**Your task**
Extract the whole listing as it stands. Do not include the pictures.

**Raw data**
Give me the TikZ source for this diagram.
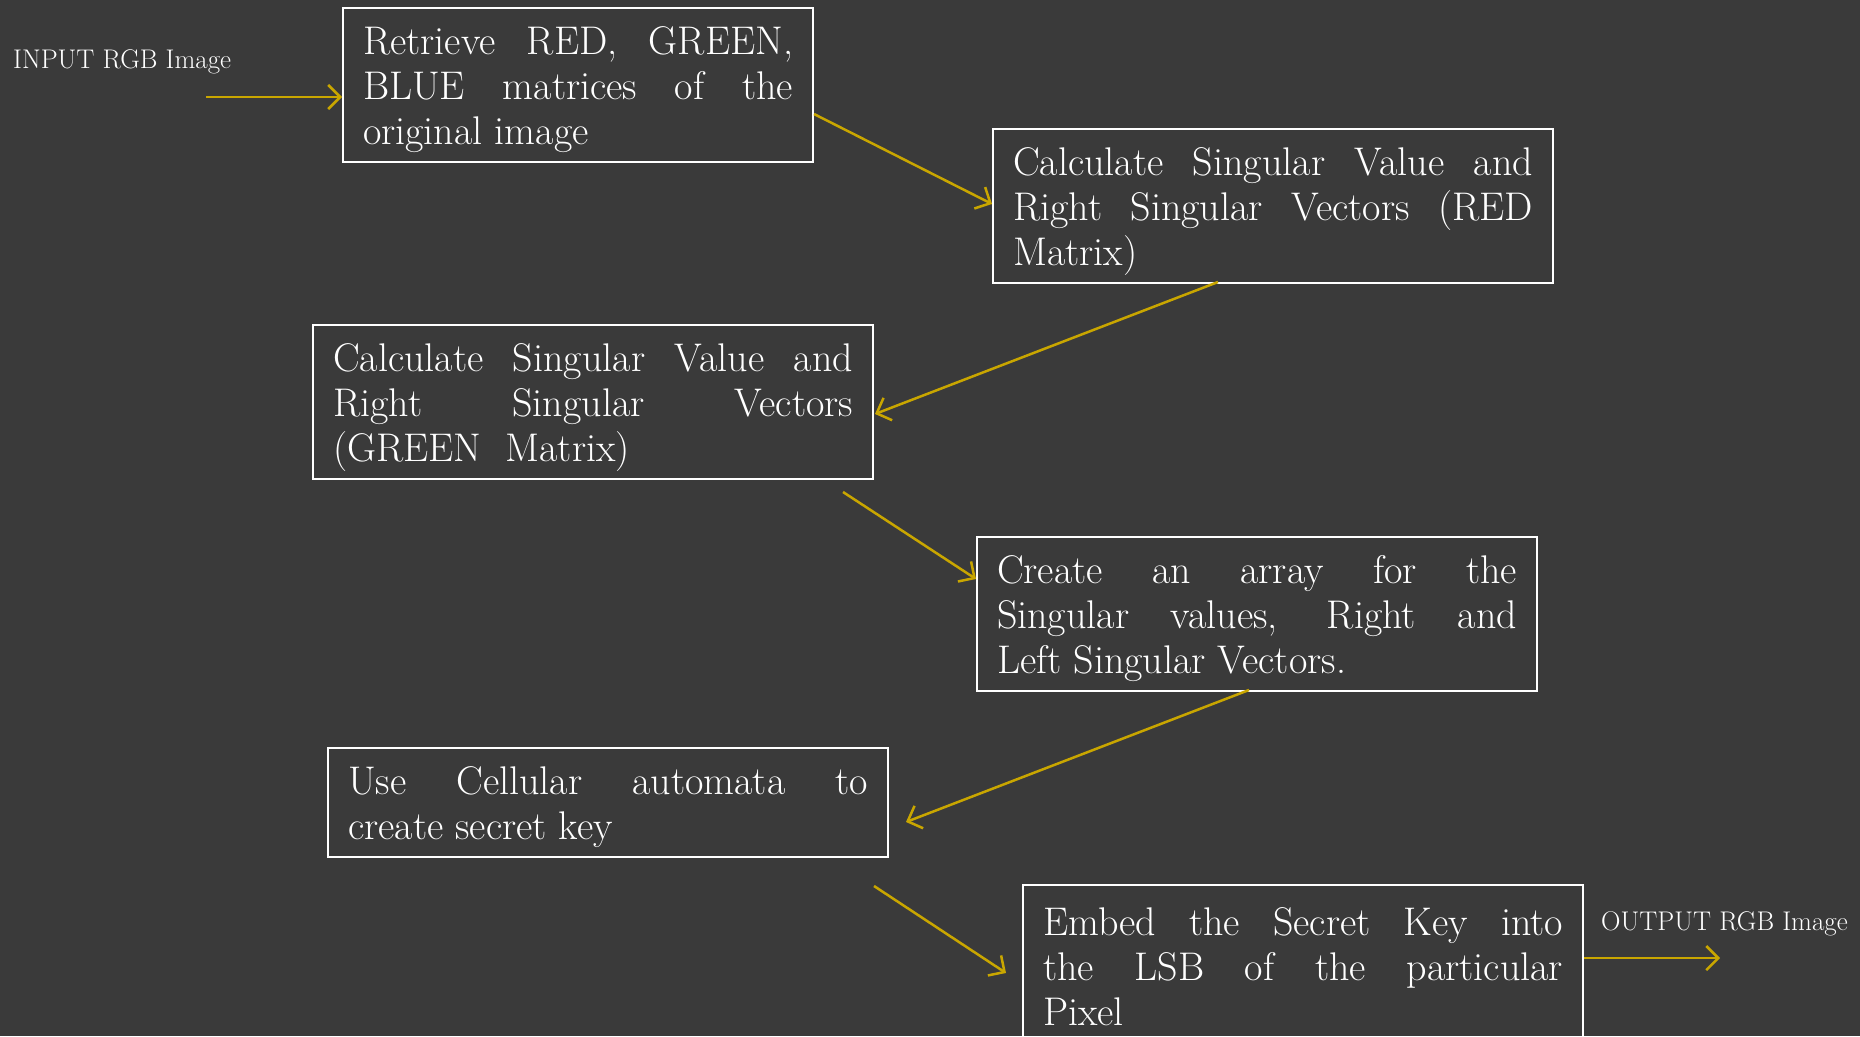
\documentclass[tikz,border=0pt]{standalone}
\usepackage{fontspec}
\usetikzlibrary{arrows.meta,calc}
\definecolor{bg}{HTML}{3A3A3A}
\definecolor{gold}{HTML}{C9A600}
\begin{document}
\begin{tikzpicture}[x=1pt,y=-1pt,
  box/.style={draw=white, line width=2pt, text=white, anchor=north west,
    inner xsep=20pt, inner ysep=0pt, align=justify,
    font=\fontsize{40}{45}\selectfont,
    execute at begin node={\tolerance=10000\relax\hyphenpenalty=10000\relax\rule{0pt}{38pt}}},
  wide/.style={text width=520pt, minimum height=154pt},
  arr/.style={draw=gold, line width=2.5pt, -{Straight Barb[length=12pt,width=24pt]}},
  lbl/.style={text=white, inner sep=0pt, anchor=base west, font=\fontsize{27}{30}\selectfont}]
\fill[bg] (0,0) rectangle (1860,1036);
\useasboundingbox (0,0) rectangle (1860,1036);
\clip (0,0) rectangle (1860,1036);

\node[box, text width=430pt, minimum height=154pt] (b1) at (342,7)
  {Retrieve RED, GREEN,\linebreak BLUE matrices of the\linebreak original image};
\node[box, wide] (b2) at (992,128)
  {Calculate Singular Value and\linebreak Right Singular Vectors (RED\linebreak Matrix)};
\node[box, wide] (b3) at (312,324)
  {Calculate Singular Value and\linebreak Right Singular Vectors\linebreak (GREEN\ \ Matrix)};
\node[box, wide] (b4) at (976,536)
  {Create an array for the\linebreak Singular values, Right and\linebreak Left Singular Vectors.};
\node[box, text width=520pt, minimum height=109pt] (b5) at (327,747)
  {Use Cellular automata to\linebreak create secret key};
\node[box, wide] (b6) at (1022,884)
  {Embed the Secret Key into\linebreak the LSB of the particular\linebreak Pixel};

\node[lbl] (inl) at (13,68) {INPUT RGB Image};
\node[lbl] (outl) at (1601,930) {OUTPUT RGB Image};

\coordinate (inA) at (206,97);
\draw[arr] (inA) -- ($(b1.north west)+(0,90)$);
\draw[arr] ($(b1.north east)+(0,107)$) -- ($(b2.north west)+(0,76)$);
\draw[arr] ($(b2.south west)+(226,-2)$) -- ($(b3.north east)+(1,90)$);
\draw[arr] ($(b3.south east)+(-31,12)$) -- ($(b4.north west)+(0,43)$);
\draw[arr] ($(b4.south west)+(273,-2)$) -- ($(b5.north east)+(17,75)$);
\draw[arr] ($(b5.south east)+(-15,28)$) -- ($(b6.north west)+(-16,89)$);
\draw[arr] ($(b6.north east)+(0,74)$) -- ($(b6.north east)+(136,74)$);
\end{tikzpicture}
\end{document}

**Exercise result**
Give me the TikZ source for this diagram.
\documentclass[tikz,border=0pt]{standalone}
\usepackage{fontspec}
\usetikzlibrary{arrows.meta,calc}
\definecolor{bg}{HTML}{3A3A3A}
\definecolor{gold}{HTML}{C9A600}
\begin{document}
\begin{tikzpicture}[x=1pt,y=-1pt,
  box/.style={draw=white, line width=2pt, text=white, anchor=north west,
    inner xsep=20pt, inner ysep=0pt, align=justify,
    font=\fontsize{40}{45}\selectfont,
    execute at begin node={\tolerance=10000\relax\hyphenpenalty=10000\relax\rule{0pt}{38pt}}},
  wide/.style={text width=520pt, minimum height=154pt},
  arr/.style={draw=gold, line width=2.5pt, -{Straight Barb[length=12pt,width=24pt]}},
  lbl/.style={text=white, inner sep=0pt, anchor=base west, font=\fontsize{27}{30}\selectfont}]
\fill[bg] (0,0) rectangle (1860,1036);
\useasboundingbox (0,0) rectangle (1860,1036);
\clip (0,0) rectangle (1860,1036);

\node[box, text width=430pt, minimum height=154pt] (b1) at (342,7)
  {Retrieve RED, GREEN,\linebreak BLUE matrices of the\linebreak original image};
\node[box, wide] (b2) at (992,128)
  {Calculate Singular Value and\linebreak Right Singular Vectors (RED\linebreak Matrix)};
\node[box, wide] (b3) at (312,324)
  {Calculate Singular Value and\linebreak Right Singular Vectors\linebreak (GREEN\ \ Matrix)};
\node[box, wide] (b4) at (976,536)
  {Create an array for the\linebreak Singular values, Right and\linebreak Left Singular Vectors.};
\node[box, text width=520pt, minimum height=109pt] (b5) at (327,747)
  {Use Cellular automata to\linebreak create secret key};
\node[box, wide] (b6) at (1022,884)
  {Embed the Secret Key into\linebreak the LSB of the particular\linebreak Pixel};

\node[lbl] (inl) at (13,68) {INPUT RGB Image};
\node[lbl] (outl) at (1601,930) {OUTPUT RGB Image};

\coordinate (inA) at (206,97);
\draw[arr] (inA) -- ($(b1.north west)+(0,90)$);
\draw[arr] ($(b1.north east)+(0,107)$) -- ($(b2.north west)+(0,76)$);
\draw[arr] ($(b2.south west)+(226,-2)$) -- ($(b3.north east)+(1,90)$);
\draw[arr] ($(b3.south east)+(-31,12)$) -- ($(b4.north west)+(0,43)$);
\draw[arr] ($(b4.south west)+(273,-2)$) -- ($(b5.north east)+(17,75)$);
\draw[arr] ($(b5.south east)+(-15,28)$) -- ($(b6.north west)+(-16,89)$);
\draw[arr] ($(b6.north east)+(0,74)$) -- ($(b6.north east)+(136,74)$);
\end{tikzpicture}
\end{document}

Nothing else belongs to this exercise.